Q32 of 38 · Test design

How do you approach branch coverage for a complex conditional logic block?

Test designMidtest-designbranch-coveragecyclomatic-complexitystructural-testingdecision-table

Short answer

Short answer: Enumerate every decision point and its outcomes, then design one test case per branch. For an if/else chain with N conditions, you need at least N+1 test cases to cover every branch — more if conditions interact.

Detail

Start with a decision table or a flow diagram of the conditional logic. Each binary decision (true/false, yes/no) doubles the number of branches. Three chained if-statements with no else produce 4 possible paths through the code.
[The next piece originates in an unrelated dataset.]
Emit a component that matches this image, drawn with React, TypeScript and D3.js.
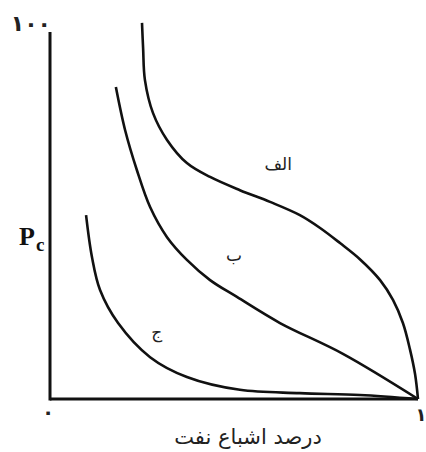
import React from 'react';
import * as d3 from 'd3';

// saturation (fraction) and capillary pressure
const curveAlefX = [0.25, 0.253, 0.258, 0.28, 0.318, 0.372, 0.435, 0.516, 0.598, 0.679, 0.734, 0.788, 0.842, 0.897, 0.932, 0.959, 0.978, 0.992, 1.0];
const curveAlefY = [102.5, 95.6, 86.9, 77.9, 70.6, 64.3, 60.5, 56.9, 53.7, 50.1, 46.6, 42.5, 38.1, 32.4, 27.0, 20.7, 13.6, 6.8, 0];

const curveBeX = [0.179, 0.204, 0.236, 0.272, 0.318, 0.372, 0.435, 0.508, 0.625, 0.796, 1.0];
const curveBeY = [85.0, 73.3, 62.4, 52.3, 44.1, 37.9, 32.4, 27.8, 20.7, 12.3, 0];

const curveJimX = [0.098, 0.114, 0.136, 0.185, 0.272, 0.372, 0.516, 0.679, 0.842, 1.0];
const curveJimY = [50.1, 38.7, 29.7, 20.7, 11.4, 6.0, 2.5, 1.6, 1.1, 0];

const curveNames = ['الف', 'ب', 'ج'];
const labelX = [0.62, 0.5, 0.29];
const labelY = [62.5, 37.5, 16.5];

const yTopLabel = '۱۰۰';
const xStartLabel = '۰';
const xEndLabel = '۱';
const xTitle = 'درصد اشباع نفت';

const W = 426;
const H = 452;
const margin = { top: 32, right: 8, bottom: 53, left: 50 };

export default function App() {
  const x = d3.scaleLinear().domain([0, 1]).range([margin.left, W - margin.right]);
  const y = d3.scaleLinear().domain([0, 100]).range([H - margin.bottom, margin.top]);

  const line = d3
    .line<[number, number]>()
    .x(d => x(d[0]))
    .y(d => y(d[1]))
    .curve(d3.curveCatmullRom.alpha(0.5));

  const series: [number[], number[]][] = [
    [curveAlefX, curveAlefY],
    [curveBeX, curveBeY],
    [curveJimX, curveJimY],
  ];

  const font = 'DejaVu Sans, sans-serif';

  return (
    <svg
      width={W}
      height={H}
      style={{ position: 'absolute', left: 0, top: 0, background: '#fff' }}
    >
      {/* axes, no ticks */}
      <line x1={x(0)} x2={x(0)} y1={y(100)} y2={y(0) + 1.5} stroke="#111" strokeWidth={3} />
      <line x1={x(0)} x2={x(1)} y1={y(0)} y2={y(0)} stroke="#111" strokeWidth={3} />

      {series.map(([xs, ys], i) => (
        <path
          key={i}
          d={line(xs.map((v, j) => [v, ys[j]] as [number, number])) || ''}
          fill="none"
          stroke="#111"
          strokeWidth={2.6}
        />
      ))}

      {curveNames.map((n, i) => (
        <text
          key={n}
          x={x(labelX[i])}
          y={y(labelY[i])}
          textAnchor="middle"
          fontFamily={font}
          fontSize={17}
          fill="#222"
        >
          {n}
        </text>
      ))}

      <text x={x(0) + 1} y={y(100) - 1} textAnchor="end" fontFamily={font} fontWeight="bold" fontSize={22} fill="#222">
        {yTopLabel}
      </text>
      <text x={x(0) - 2} y={y(0) + 20} textAnchor="middle" fontFamily={font} fontWeight="bold" fontSize={20} fill="#222">
        {xStartLabel}
      </text>
      <text x={x(1) + 3} y={y(0) + 22} textAnchor="middle" fontFamily={font} fontWeight="bold" fontSize={18} fill="#222">
        {xEndLabel}
      </text>

      <text x={19} y={y(100 - 58)} fontFamily="Liberation Serif, serif" fontWeight="bold" fontSize={26} fill="#111">
        P
        <tspan dx={1} dy={6} fontSize={19}>c</tspan>
      </text>

      <text x={248} y={H - 8} textAnchor="middle" fontFamily={font} fontSize={21} fill="#222">
        {xTitle}
      </text>
    </svg>
  );
}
For the design, work backwards from the branches you want to cover: "to reach the catch block, the API call must throw — what input causes that?" Then construct the test data that produces that condition.

Common branches that are systematically missed:

  • The else of an if without an explicit else block (the implicit do-nothing case)
  • Short-circuit evaluation: in A && B, if A is always true in tests, B's false case is never exercised
  • Default cases in switch statements
  • Exception-handling paths

For functions with more than 5–6 branches, consider whether the function should be decomposed — high cyclomatic complexity is both a test design problem and a code quality signal.

// WHAT INTERVIEWERS LOOK FOR

Systematic enumeration of branches from the code structure. Backwards design from the condition to the input. Identifying systematically-missed branches (else, short-circuit, exceptions).